[EXERCISE BRIEF]: All lines from the top of the records below through the line holding "fig.text(500 / W, 1", and only those, should be printed exactly, minus the pictures.
## START SUPPLIED INFORMATION
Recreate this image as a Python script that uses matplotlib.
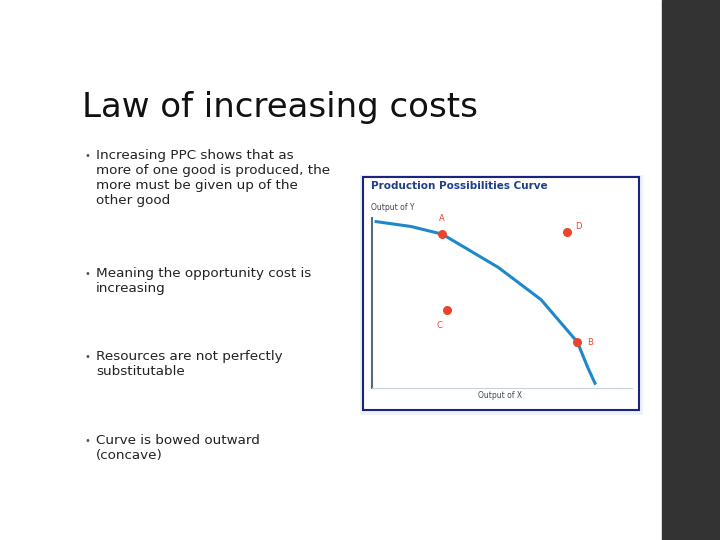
import matplotlib
matplotlib.use("Agg")
import matplotlib.pyplot as plt
from matplotlib.patches import Rectangle

curve_x = [0.1, 1.5, 2.7, 4.85, 6.5, 7.9, 8.3, 8.6]
curve_y = [9.8, 9.5, 9.05, 7.1, 5.2, 2.7, 1.2, 0.2]
pt_labels = ["A", "D", "C", "B"]
pt_x = [2.7, 7.5, 2.9, 7.9]
pt_y = [9.05, 9.2, 4.6, 2.7]

bullets = [
    ("Increasing PPC shows that as\nmore of one good is produced, the\nmore must be given up of the\nother good", 156),
    ("Meaning the opportunity cost is\nincreasing", 274),
    ("Resources are not perfectly\nsubstitutable", 357),
    ("Curve is bowed outward\n(concave)", 441),
]

W, H = 720, 540
fig = plt.figure(figsize=(7.2, 5.4), dpi=100)
fig.patch.set_facecolor("white")
fig.patches.append(Rectangle((662 / W, 0), 58 / W, 1, transform=fig.transFigure, color="#333333"))
fig.text(82 / W, 1 - 108 / H, "Law of increasing costs", fontsize=24.5, va="center", color="#111111")
for txt, y in bullets:
    fig.text(84 / W, 1 - y / H, "•", fontsize=7, va="center", color="#555555")
    fig.text(96 / W, 1 - (y - 7) / H, txt, fontsize=9.7, va="top", color="#222222", linespacing=1.2)

# chart frame
fig.patches.append(Rectangle((360 / W, 1 - 415 / H), 283 / W, 240 / H, transform=fig.transFigure,
                             facecolor="#eef1f7", edgecolor="none"))
fig.patches.append(Rectangle((363 / W, 1 - 410 / H), 276 / W, 233 / H, transform=fig.transFigure,
                             facecolor="white", edgecolor="#1a237e", lw=1.5))
fig.text(371 / W, 1 - 186 / H, "Production Possibilities Curve", fontsize=7.5, fontweight="bold",
         color="#1f3f8a", va="center")
fig.text(371 / W, 1 - 208 / H, "Output of Y", fontsize=5.5, color="#445", va="center")
fig.text(500 / W, 1 - 395 / H, "Output of X", fontsize=5.5, color="#445", va="center", ha="center")

ax = fig.add_axes([372 / W, 1 - 388 / H, 260 / W, 170 / H])
ax.set_zorder(5)
ax.set_xlim(0, 10)
ax.set_ylim(0, 10)
ax.plot(curve_x, curve_y, color="#1e88c8", lw=2.2, solid_capstyle="butt")
ax.scatter(pt_x, pt_y, s=30, color="#e8452c", zorder=3)
offs = {"A": (0, 0.9), "D": (0.45, 0.3), "C": (-0.3, -0.9), "B": (0.5, 0)}
for l, x, y in zip(pt_labels, pt_x, pt_y):
    dx, dy = offs[l]
    ax.text(x + dx, y + dy, l, fontsize=6, color="#e8452c", ha="center", va="center")
for s in ["top", "right"]:
    ax.spines[s].set_visible(False)
ax.spines["left"].set_color("#5a6a7a")
ax.spines["left"].set_linewidth(1.5)
ax.spines["bottom"].set_color("#c8d0dc")
ax.set_xticks([])
ax.set_yticks([])
ax.patch.set_alpha(0)

fig.savefig("out.png", dpi=100)
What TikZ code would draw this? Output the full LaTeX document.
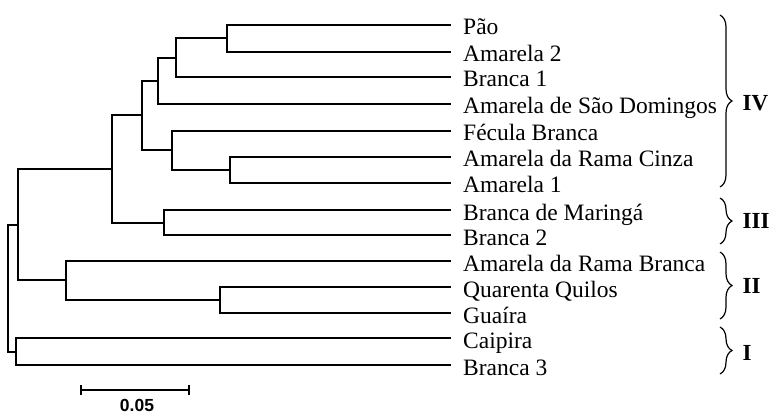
\documentclass[tikz,border=0pt]{standalone}
\usepackage{fontspec}
\setmainfont{Liberation Serif}
\newfontfamily\barfont{Liberation Sans}
\usetikzlibrary{decorations.pathreplacing}
\begin{document}
\begin{tikzpicture}[x=1pt,y=-1pt,
  br/.style={line width=2.6pt, line cap=rect},
  thinbr/.style={line width=1.7pt, line cap=rect},
  lab/.style={anchor=base west, inner sep=0pt, font=\fontsize{23.5}{25}\selectfont},
  grp/.style={decorate, decoration={brace, amplitude=12pt}, line width=1.2pt},
  glab/.style={anchor=west, inner sep=0pt, font=\fontsize{23}{25}\selectfont\bfseries}]
\useasboundingbox (0,0) rectangle (771,417);
% leaves
\foreach \n/\y/\t in {l1/25/Pão, l2/52/Amarela 2, l3/77/Branca 1, l4/104/Amarela de São Domingos,
  l5/131/Fécula Branca, l6/157/Amarela da Rama Cinza, l7/183/Amarela 1, l8/210/Branca de Maringá,
  l9/235/Branca 2, l10/261/Amarela da Rama Branca, l11/287/Quarenta Quilos, l12/313/Guaíra,
  l13/338/Caipira, l14/365/Branca 3}{
  \coordinate (\n) at (450,\y);
  \node[lab] (t\n) at (463,\y+10) {\t};
}
% internal nodes
\coordinate (a) at (227,38);
\coordinate (b) at (176,58);
\coordinate (c) at (158,81);
\coordinate (d) at (230,170);
\coordinate (e) at (172,150);
\coordinate (f) at (142,115);
\coordinate (g) at (164,223);
\coordinate (h) at (112,169);
\coordinate (i) at (220,300);
\coordinate (j) at (66,280);
\coordinate (k) at (18,225);
\coordinate (m) at (16,352);
\coordinate (r) at (8,300);
% edges
\draw[br] (a) |- (l1); \draw[br] (a) |- (l2);
\draw[br] (b) |- (a); \draw[br] (b) |- (l3);
\draw[br] (c) |- (b); \draw[br] (c) |- (l4);
\draw[br] (d) |- (l6); \draw[br] (d) |- (l7);
\draw[br] (e) |- (l5); \draw[br] (e) |- (d);
\draw[br] (f) |- (c); \draw[br] (f) |- (e);
\draw[br] (g) |- (l8); \draw[br] (g) |- (l9);
\draw[thinbr] (h) |- (f); \draw[br] (h) |- (g);
\draw[br] (i) |- (l11); \draw[br] (i) |- (l12);
\draw[br] (j) |- (l10); \draw[br] (j) |- (i);
\draw[thinbr] (k) |- (h); \draw[br] (k) |- (j);
\draw[br] (m) |- (l13); \draw[br] (m) |- (l14);
\draw[thinbr] (r) |- (k); \draw[thinbr] (r) |- (m);
% groups
\coordinate (b4t) at (720,15); \coordinate (b4b) at (720,187);
\coordinate (b3t) at (720,198); \coordinate (b3b) at (720,244);
\coordinate (b2t) at (720,252); \coordinate (b2b) at (720,319);
\coordinate (b1t) at (720,327); \coordinate (b1b) at (720,374);
\draw[grp] (b4t) -- (b4b) node[glab, midway, xshift=22pt, yshift=-2pt] (g4) {IV};
\draw[grp] (b3t) -- (b3b) node[glab, midway, xshift=22pt] (g3) {III};
\draw[grp] (b2t) -- (b2b) node[glab, midway, xshift=22pt] (g2) {II};
\draw[grp] (b1t) -- (b1b) node[glab, midway, xshift=22pt, yshift=-2pt] (g1) {I};
% scale bar
\coordinate (s1) at (81,390); \coordinate (s2) at (189,390);
\draw[line width=2.4pt] (s1) -- (s2);
\draw[line width=2.2pt] ([yshift=-5pt]s1) -- ([yshift=5pt]s1);
\draw[line width=2.2pt] ([yshift=-5pt]s2) -- ([yshift=5pt]s2);
\node[font=\barfont\bfseries\fontsize{17.5}{18}\selectfont, inner sep=0pt, anchor=base] (sl) at (137,411) {0.05};
\end{tikzpicture}
\end{document}
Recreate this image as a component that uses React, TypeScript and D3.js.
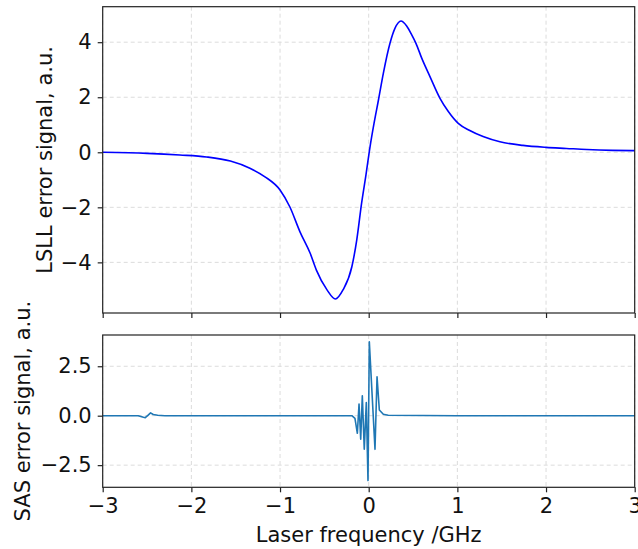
import React, { useEffect, useRef } from "react";
import * as d3 from "d3";

// LSLL error signal (top panel)
const lsllFreq = [
  -3, -2.5, -2.13, -1.83, -1.56, -1.34, -1.17, -1.0, -0.89, -0.775, -0.66, -0.59, -0.47, -0.376, -0.29, -0.19, -0.135,
  -0.08, -0.03, 0.015, 0.06, 0.11, 0.165, 0.24, 0.297, 0.364, 0.428, 0.485, 0.533, 0.598, 0.691, 0.804, 0.898, 1.01,
  1.14, 1.29, 1.48, 1.74, 2.0, 2.23, 2.46, 2.75, 3,
];
const lsllSignal = [
  0, -0.04, -0.1, -0.17, -0.32, -0.58, -0.89, -1.37, -1.98, -2.89, -3.67, -4.28, -5.0, -5.33, -5.0, -4.16, -3.19,
  -1.85, -0.8, 0.2, 1.05, 1.9, 2.87, 3.96, 4.51, 4.77, 4.59, 4.27, 3.96, 3.42, 2.75, 1.96, 1.48, 1.05, 0.79, 0.57,
  0.38, 0.25, 0.18, 0.14, 0.1, 0.07, 0.06,
];

// SAS error signal (bottom panel)
const sasFreq = [
  -3, -2.6, -2.54, -2.52, -2.49, -2.46, -2.43, -2.38, -2.3, -1, -0.19, -0.155, -0.128, -0.109, -0.09, -0.072, -0.05,
  -0.027, -0.008, 0.007, 0.071, 0.094, 0.12, 0.165, 0.22, 1, 3,
];
const sasSignal = [
  0, 0, -0.08, -0.1, 0.02, 0.14, 0.06, 0.02, 0, 0, 0, -0.13, -0.89, 0.59, -1.19, 1.01, -1.7, 0.66, -3.28, 3.74, -1.7,
  1.97, 0.29, 0.07, 0.02, 0, 0,
];

const xTicks = [-3, -2, -1, 0, 1, 2, 3];
const topYTicks = [-4, -2, 0, 2, 4];
const bottomYTicks = [-2.5, 0, 2.5];

const W = 638;
const H = 549;
const FONT = "DejaVu Sans, sans-serif";

export default function App() {
  const ref = useRef<SVGSVGElement>(null);

  useEffect(() => {
    const svg = d3.select(ref.current);
    svg.selectAll("*").remove();

    const left = 102.7,
      right = 634.7;
    const x = d3.scaleLinear().domain([-3, 3]).range([left, right]);

    const yTop = d3.scaleLinear().domain([-5.84, 5.29]).range([313, 6.7]);
    const yBot = d3.scaleLinear().domain([-3.62, 4.08]).range([487.3, 335]);

    const panel = (
      y: d3.ScaleLinear<number, number>,
      yTicks: number[],
      yFmt: (d: number) => string,
      showXLabels: boolean,
      xs: number[],
      ys: number[],
      color: string,
      curve: d3.CurveFactory,
      label: string,
      labelX: number
    ) => {
      const [y0, y1] = y.range();
      const g = svg.append("g");

      // grid
      g.selectAll(".gx")
        .data(xTicks)
        .join("line")
        .attr("x1", (d) => x(d))
        .attr("x2", (d) => x(d))
        .attr("y1", y1)
        .attr("y2", y0)
        .attr("stroke", "#dcdcdc")
        .attr("stroke-width", 1)
        .attr("stroke-dasharray", "4,3");
      g.selectAll(".gy")
        .data(yTicks)
        .join("line")
        .attr("x1", left)
        .attr("x2", right)
        .attr("y1", (d) => y(d))
        .attr("y2", (d) => y(d))
        .attr("stroke", "#dcdcdc")
        .attr("stroke-width", 1)
        .attr("stroke-dasharray", "4,3");

      // data line
      const line = d3
        .line<number>()
        .x((d, i) => x(xs[i]))
        .y((d) => y(d))
        .curve(curve);
      g.append("path")
        .attr("d", line(ys))
        .attr("fill", "none")
        .attr("stroke", color)
        .attr("stroke-width", 1.6)
        .attr("stroke-linejoin", "round");

      // axes
      const xAxis = g
        .append("g")
        .attr("transform", `translate(0,${y0})`)
        .call(
          d3
            .axisBottom(x)
            .tickValues(xTicks)
            .tickSize(5)
            .tickPadding(6)
            .tickFormat((d) => (showXLabels ? d3.format("d")(d as number) : ""))
        );
      const yAxis = g
        .append("g")
        .attr("transform", `translate(${left},0)`)
        .call(d3.axisLeft(y).tickValues(yTicks).tickSize(5).tickPadding(6).tickFormat((d) => yFmt(d as number)));
      [xAxis, yAxis].forEach((a) => {
        a.select(".domain").remove();
        a.selectAll("line").attr("stroke", "#222").attr("stroke-width", 1.2);
        a.selectAll("text").attr("font-family", FONT).attr("font-size", 21).attr("fill", "#111");
      });

      // frame
      g.append("rect")
        .attr("x", left)
        .attr("y", y1)
        .attr("width", right - left)
        .attr("height", y0 - y1)
        .attr("fill", "none")
        .attr("stroke", "#222")
        .attr("stroke-width", 1.2);

      // y label
      g.append("text")
        .attr("transform", `translate(${labelX},${(y0 + y1) / 2}) rotate(-90)`)
        .attr("text-anchor", "middle")
        .attr("font-family", FONT)
        .attr("font-size", 21)
        .attr("fill", "#111")
        .text(label);
    };

    panel(yTop, topYTicks, d3.format("d"), false, lsllFreq, lsllSignal, "#0000ff", d3.curveMonotoneX, "LSLL error signal, a.u.", 52);
    panel(yBot, bottomYTicks, d3.format(".1f"), true, sasFreq, sasSignal, "#1f77b4", d3.curveLinear, "SAS error signal, a.u.", 30);

    svg
      .append("text")
      .attr("x", (left + right) / 2)
      .attr("y", 542)
      .attr("text-anchor", "middle")
      .attr("font-family", FONT)
      .attr("font-size", 21)
      .attr("fill", "#111")
      .text("Laser frequency /GHz");
  }, []);

  return <svg ref={ref} width={W} height={H} style={{ position: "absolute", left: 0, top: 0, background: "#fff" }} />;
}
## END SUPPLIED INFORMATION
[SOLUTION TO THE PROBLEM]:
Recreate this image as a Python script that uses matplotlib.
import matplotlib
matplotlib.use("Agg")
import matplotlib.pyplot as plt
from matplotlib.patches import Rectangle

curve_x = [0.1, 1.5, 2.7, 4.85, 6.5, 7.9, 8.3, 8.6]
curve_y = [9.8, 9.5, 9.05, 7.1, 5.2, 2.7, 1.2, 0.2]
pt_labels = ["A", "D", "C", "B"]
pt_x = [2.7, 7.5, 2.9, 7.9]
pt_y = [9.05, 9.2, 4.6, 2.7]

bullets = [
    ("Increasing PPC shows that as\nmore of one good is produced, the\nmore must be given up of the\nother good", 156),
    ("Meaning the opportunity cost is\nincreasing", 274),
    ("Resources are not perfectly\nsubstitutable", 357),
    ("Curve is bowed outward\n(concave)", 441),
]

W, H = 720, 540
fig = plt.figure(figsize=(7.2, 5.4), dpi=100)
fig.patch.set_facecolor("white")
fig.patches.append(Rectangle((662 / W, 0), 58 / W, 1, transform=fig.transFigure, color="#333333"))
fig.text(82 / W, 1 - 108 / H, "Law of increasing costs", fontsize=24.5, va="center", color="#111111")
for txt, y in bullets:
    fig.text(84 / W, 1 - y / H, "•", fontsize=7, va="center", color="#555555")
    fig.text(96 / W, 1 - (y - 7) / H, txt, fontsize=9.7, va="top", color="#222222", linespacing=1.2)

# chart frame
fig.patches.append(Rectangle((360 / W, 1 - 415 / H), 283 / W, 240 / H, transform=fig.transFigure,
                             facecolor="#eef1f7", edgecolor="none"))
fig.patches.append(Rectangle((363 / W, 1 - 410 / H), 276 / W, 233 / H, transform=fig.transFigure,
                             facecolor="white", edgecolor="#1a237e", lw=1.5))
fig.text(371 / W, 1 - 186 / H, "Production Possibilities Curve", fontsize=7.5, fontweight="bold",
         color="#1f3f8a", va="center")
fig.text(371 / W, 1 - 208 / H, "Output of Y", fontsize=5.5, color="#445", va="center")
fig.text(500 / W, 1 - 395 / H, "Output of X", fontsize=5.5, color="#445", va="center", ha="center")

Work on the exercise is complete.